▶

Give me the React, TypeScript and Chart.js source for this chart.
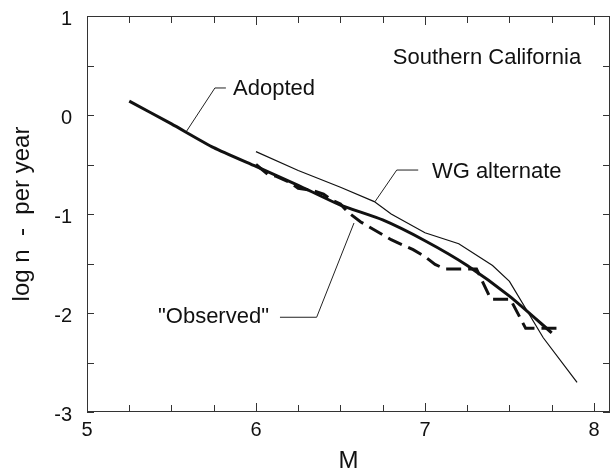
import React, { useEffect, useRef } from "react";
import { Chart, registerables } from "chart.js";

Chart.register(...registerables);

// ---- data ----
const adoptedM = [5.25, 5.5, 5.75, 6.0, 6.25, 6.5, 6.75, 7.0, 7.25, 7.5, 7.75];
const adoptedLogN = [0.14, -0.09, -0.33, -0.52, -0.71, -0.91, -1.06, -1.27, -1.52, -1.83, -2.2];

const wgM = [6.0, 6.25, 6.5, 6.7, 6.8, 7.0, 7.2, 7.4, 7.5, 7.7, 7.9];
const wgLogN = [-0.37, -0.56, -0.73, -0.875, -1.0, -1.19, -1.3, -1.52, -1.68, -2.25, -2.7];

const observedM = [6.0, 6.07, 6.12, 6.2, 6.25, 6.33, 6.4, 6.45, 6.5, 6.55, 6.62, 6.8, 6.93, 7.0, 7.06, 7.12, 7.305, 7.39, 7.505, 7.596, 7.81];
const observedLogN = [-0.5, -0.6, -0.62, -0.68, -0.74, -0.76, -0.8, -0.86, -0.9, -0.99, -1.08, -1.26, -1.36, -1.43, -1.51, -1.555, -1.555, -1.86, -1.86, -2.155, -2.155];

// leader lines for the annotations
const adoptedLeaderM = [5.822, 5.757, 5.586];
const adoptedLeaderLogN = [0.273, 0.273, -0.172];
const wgLeaderM = [6.96, 6.833, 6.704];
const wgLeaderLogN = [-0.556, -0.556, -0.876];
const obsLeaderM = [6.142, 6.359, 6.58];
const obsLeaderLogN = [-2.043, -2.043, -1.091];

const xTickLabels = ["5", "6", "7", "8"];
const yTickLabels = ["-3", "-2", "-1", "0", "1"];

const annotations = [
  { text: "Southern California", m: 6.81, logN: 0.575 },
  { text: "Adopted", m: 5.864, logN: 0.263 },
  { text: "WG alternate", m: 7.041, logN: -0.576 },
  { text: "\"Observed\"", m: 5.42, logN: -2.04 },
];

const FONT = '"Liberation Sans", Arial, Helvetica, sans-serif';
const INK = "#111";

const pts = (xs: number[], ys: number[]) => xs.map((x, i) => ({ x, y: ys[i] }));

const framePlugin = {
  id: "frameTicks",
  afterDraw(chart: any) {
    const { ctx, chartArea: a, scales } = chart;
    const xs = scales.x;
    const ys = scales.y;
    ctx.save();
    ctx.strokeStyle = "#333";
    ctx.lineWidth = 1;
    ctx.strokeRect(a.left + 0.5, a.top + 0.5, a.right - a.left - 1, a.bottom - a.top - 1);
    ctx.beginPath();
    xs.ticks.forEach((t: any) => {
      const px = Math.round(xs.getPixelForValue(t.value)) + 0.5;
      const len = Number.isInteger(t.value) ? 9 : 7;
      ctx.moveTo(px, a.bottom);
      ctx.lineTo(px, a.bottom - len);
      ctx.moveTo(px, a.top);
      ctx.lineTo(px, a.top + len);
    });
    ys.ticks.forEach((t: any) => {
      const py = Math.round(ys.getPixelForValue(t.value)) + 0.5;
      const len = 7;
      ctx.moveTo(a.left, py);
      ctx.lineTo(a.left + len, py);
      ctx.moveTo(a.right, py);
      ctx.lineTo(a.right - len, py);
    });
    ctx.stroke();

    ctx.fillStyle = INK;
    ctx.font = `22px ${FONT}`;
    ctx.textAlign = "left";
    ctx.textBaseline = "middle";
    annotations.forEach((an) => {
      ctx.fillText(an.text, xs.getPixelForValue(an.m), ys.getPixelForValue(an.logN));
    });
    ctx.restore();
  },
};

export default function App() {
  const ref = useRef<HTMLCanvasElement | null>(null);

  useEffect(() => {
    if (!ref.current) return;
    const thin = { borderColor: "#222", borderWidth: 1, pointRadius: 0, fill: false, tension: 0 };
    const chart = new Chart(ref.current, {
      type: "line",
      data: {
        datasets: [
          {
            label: "Adopted",
            data: pts(adoptedM, adoptedLogN),
            borderColor: INK,
            borderWidth: 3,
            pointRadius: 0,
            tension: 0.2,
            fill: false,
          },
          {
            label: "WG alternate",
            data: pts(wgM, wgLogN),
            borderColor: INK,
            borderWidth: 1.2,
            pointRadius: 0,
            tension: 0,
            fill: false,
          },
          {
            label: "Observed",
            data: pts(observedM, observedLogN),
            borderColor: INK,
            borderWidth: 3,
            borderDash: [15, 7],
            pointRadius: 0,
            tension: 0,
            fill: false,
          },
          { label: "l1", data: pts(adoptedLeaderM, adoptedLeaderLogN), ...thin },
          { label: "l2", data: pts(wgLeaderM, wgLeaderLogN), ...thin },
          { label: "l3", data: pts(obsLeaderM, obsLeaderLogN), ...thin },
        ],
      },
      options: {
        responsive: false,
        animation: false,
        parsing: false as any,
        layout: { padding: { left: 0, right: 6, top: 16, bottom: 0 } },
        plugins: { legend: { display: false }, tooltip: { enabled: false } },
        scales: {
          x: {
            type: "linear",
            min: 5,
            max: 8.095,
            grid: { display: false, drawTicks: false },
            border: { display: false },
            afterFit: (s: any) => {
              s.height = 59;
              s.paddingLeft = 0;
              s.paddingRight = 0;
            },
            ticks: {
              stepSize: 0.25,
              includeBounds: false,
              autoSkip: false,
              maxRotation: 0,
              padding: 6,
              color: INK,
              font: { family: FONT, size: 20 },
              callback: (v: any) => {
                const n = Number(v);
                if (!Number.isInteger(n)) return "";
                const s = String(n);
                return xTickLabels.includes(s) ? s : "";
              },
            },
            title: {
              display: true,
              text: "M",
              color: INK,
              font: { family: FONT, size: 24, lineHeight: 0.8 },
              padding: { top: 0, bottom: 0 },
            },
          },
          y: {
            type: "linear",
            min: -3,
            max: 1,
            grid: { display: false, drawTicks: false },
            border: { display: false },
            afterFit: (s: any) => {
              s.width = 87;
              s.paddingTop = 0;
              s.paddingBottom = 0;
            },
            ticks: {
              stepSize: 0.5,
              includeBounds: false,
              autoSkip: false,
              padding: 15,
              labelOffset: 3,
              color: INK,
              font: { family: FONT, size: 20 },
              callback: (v: any) => {
                const n = Number(v);
                if (!Number.isInteger(n)) return "";
                const s = String(n);
                return yTickLabels.includes(s) ? s : "";
              },
            },
            title: {
              display: true,
              text: "log n  -  per year",
              color: INK,
              font: { family: FONT, size: 24 },
              padding: { top: 8, bottom: 0 },
            },
          },
        },
      },
      plugins: [framePlugin],
    });
    return () => chart.destroy();
  }, []);

  return (
    <div style={{ position: "absolute", left: 0, top: 0, width: 616, height: 471, background: "#fff" }}>
      <canvas ref={ref} width={616} height={471} style={{ display: "block" }} />
    </div>
  );
}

◀

Begin at the first line of the material and copy each line exactly through the one containing "-1.68, -2.25, -2.7];". Omit pictures.

### [Task result]
Give me the React, TypeScript and Chart.js source for this chart.
import React, { useEffect, useRef } from "react";
import { Chart, registerables } from "chart.js";

Chart.register(...registerables);

// ---- data ----
const adoptedM = [5.25, 5.5, 5.75, 6.0, 6.25, 6.5, 6.75, 7.0, 7.25, 7.5, 7.75];
const adoptedLogN = [0.14, -0.09, -0.33, -0.52, -0.71, -0.91, -1.06, -1.27, -1.52, -1.83, -2.2];

const wgM = [6.0, 6.25, 6.5, 6.7, 6.8, 7.0, 7.2, 7.4, 7.5, 7.7, 7.9];
const wgLogN = [-0.37, -0.56, -0.73, -0.875, -1.0, -1.19, -1.3, -1.52, -1.68, -2.25, -2.7];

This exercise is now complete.